- Aim of the task
All of the lines below are to be transcribed faithfully, with pictures excluded from the copy.

- Dataset excerpt
------------------------------------------------------------

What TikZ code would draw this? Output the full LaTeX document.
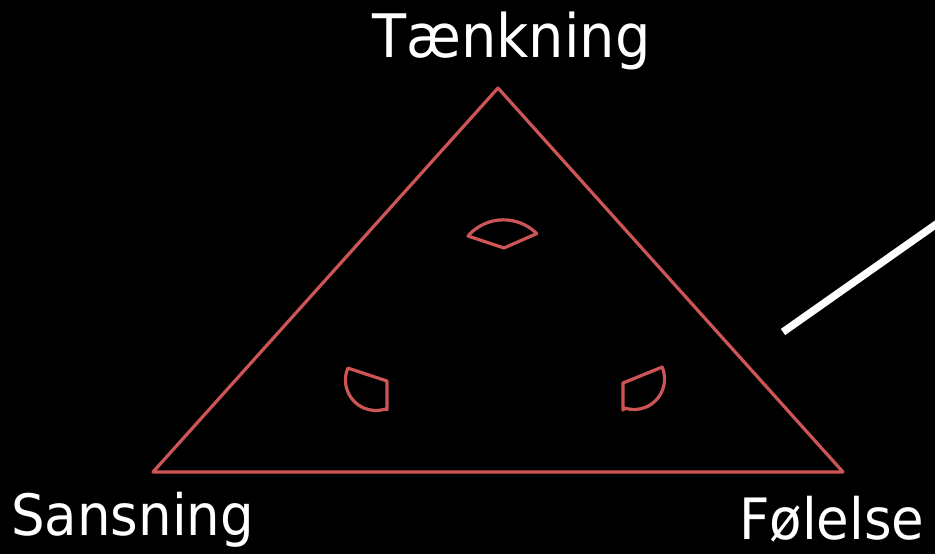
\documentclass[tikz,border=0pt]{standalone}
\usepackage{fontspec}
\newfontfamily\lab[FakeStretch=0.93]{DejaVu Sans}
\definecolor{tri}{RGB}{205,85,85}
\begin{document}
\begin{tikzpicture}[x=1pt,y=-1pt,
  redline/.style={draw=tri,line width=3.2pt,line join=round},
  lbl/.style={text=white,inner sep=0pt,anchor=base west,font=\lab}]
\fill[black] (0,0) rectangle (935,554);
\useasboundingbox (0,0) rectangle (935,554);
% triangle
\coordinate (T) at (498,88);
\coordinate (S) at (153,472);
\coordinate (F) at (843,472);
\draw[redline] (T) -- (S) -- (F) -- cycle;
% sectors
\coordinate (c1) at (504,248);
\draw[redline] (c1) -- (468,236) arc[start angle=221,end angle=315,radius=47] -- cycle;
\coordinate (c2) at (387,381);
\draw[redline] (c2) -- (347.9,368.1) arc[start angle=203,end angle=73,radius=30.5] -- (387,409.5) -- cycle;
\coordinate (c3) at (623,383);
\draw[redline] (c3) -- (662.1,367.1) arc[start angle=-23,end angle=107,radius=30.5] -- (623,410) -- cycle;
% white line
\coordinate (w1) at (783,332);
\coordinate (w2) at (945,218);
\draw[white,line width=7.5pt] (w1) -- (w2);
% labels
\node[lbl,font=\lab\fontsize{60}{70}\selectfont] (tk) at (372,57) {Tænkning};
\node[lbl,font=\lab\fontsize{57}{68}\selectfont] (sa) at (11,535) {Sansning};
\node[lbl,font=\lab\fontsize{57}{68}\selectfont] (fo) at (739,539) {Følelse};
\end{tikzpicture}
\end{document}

------------------------------------------------------------

- Result of the exercise
What TikZ code would draw this? Output the full LaTeX document.
\documentclass[tikz,border=0pt]{standalone}
\usepackage{fontspec}
\newfontfamily\lab[FakeStretch=0.93]{DejaVu Sans}
\definecolor{tri}{RGB}{205,85,85}
\begin{document}
\begin{tikzpicture}[x=1pt,y=-1pt,
  redline/.style={draw=tri,line width=3.2pt,line join=round},
  lbl/.style={text=white,inner sep=0pt,anchor=base west,font=\lab}]
\fill[black] (0,0) rectangle (935,554);
\useasboundingbox (0,0) rectangle (935,554);
% triangle
\coordinate (T) at (498,88);
\coordinate (S) at (153,472);
\coordinate (F) at (843,472);
\draw[redline] (T) -- (S) -- (F) -- cycle;
% sectors
\coordinate (c1) at (504,248);
\draw[redline] (c1) -- (468,236) arc[start angle=221,end angle=315,radius=47] -- cycle;
\coordinate (c2) at (387,381);
\draw[redline] (c2) -- (347.9,368.1) arc[start angle=203,end angle=73,radius=30.5] -- (387,409.5) -- cycle;
\coordinate (c3) at (623,383);
\draw[redline] (c3) -- (662.1,367.1) arc[start angle=-23,end angle=107,radius=30.5] -- (623,410) -- cycle;
% white line
\coordinate (w1) at (783,332);
\coordinate (w2) at (945,218);
\draw[white,line width=7.5pt] (w1) -- (w2);
% labels
\node[lbl,font=\lab\fontsize{60}{70}\selectfont] (tk) at (372,57) {Tænkning};
\node[lbl,font=\lab\fontsize{57}{68}\selectfont] (sa) at (11,535) {Sansning};
\node[lbl,font=\lab\fontsize{57}{68}\selectfont] (fo) at (739,539) {Følelse};
\end{tikzpicture}
\end{document}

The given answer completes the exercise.